As the film progresses, Brandon’s tale diverges more into the serial killer motif than the superhero genre as he begins to select victims from his Smallville-like surrounding. He obsesses over girls, begins to dislike authority, questions his parent’s decision making, and all the other things teenagers do to rebel against the stratified system or order placed around themselves by those older than him. 

Except Brandon has superpowers and an alien civilization thundering in his head, goading him to take over the planet. Jackson Dunn plays up the creepiness of being an omnipotent tween alien in several scenes. He’s believably creepy and menacing all at once, avoiding portraying Brandon as some cartoonish teen on a CW show. 

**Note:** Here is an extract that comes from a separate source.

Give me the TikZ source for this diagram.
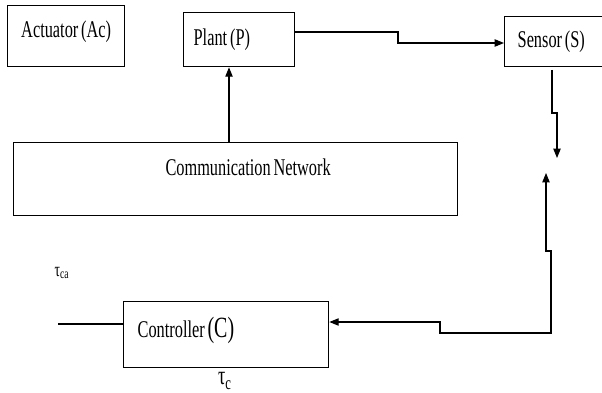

Much of one’s enjoyment of Brightburn depends on whether or not you like to be scared or you like to see violent, gory deaths. As a horror movie, it works well. Brightburn is definitely a slow burn, having more in common with traditional horror than the blood spattered hack and slash films most horror movies devolve into these days. That’s not to say that Brightburn doesn’t bring the gore when needed, because it does, but it’s not the kind of movie that revels in its violent viscera every other minute. 

Brightburn: Final Verdict

Brightburn is a welcome refrain from the studio madness to plug in superheroes into our every living minute at the multiplex. It’s a nice one-and-done sort of film (or at least I hope so), though the credits scene enticingly points to a larger villainous multiverse on planet-Brightburn.

This isn’t like the most recent Avengers films where we’re given the illusion of the villains winning, only to have a last minute reprieve due to plot armor or lazy studio writing. Brightburn offers little hope of time traveling shenanigans to undo the harm caused by Brandon’s discovery of a greater destiny than being as American as apple pie. There’s no future beat job at the Daily Bugle in store for Brandon because there may not be any future at all.  

Brightburn was released on May 24, 2019 from The H Collective and Troll Court Entertainment. It stars Jackson Dunn, Elizabeth Banks, and David Denman. Brightburn is rated R, so keep the kiddos at home.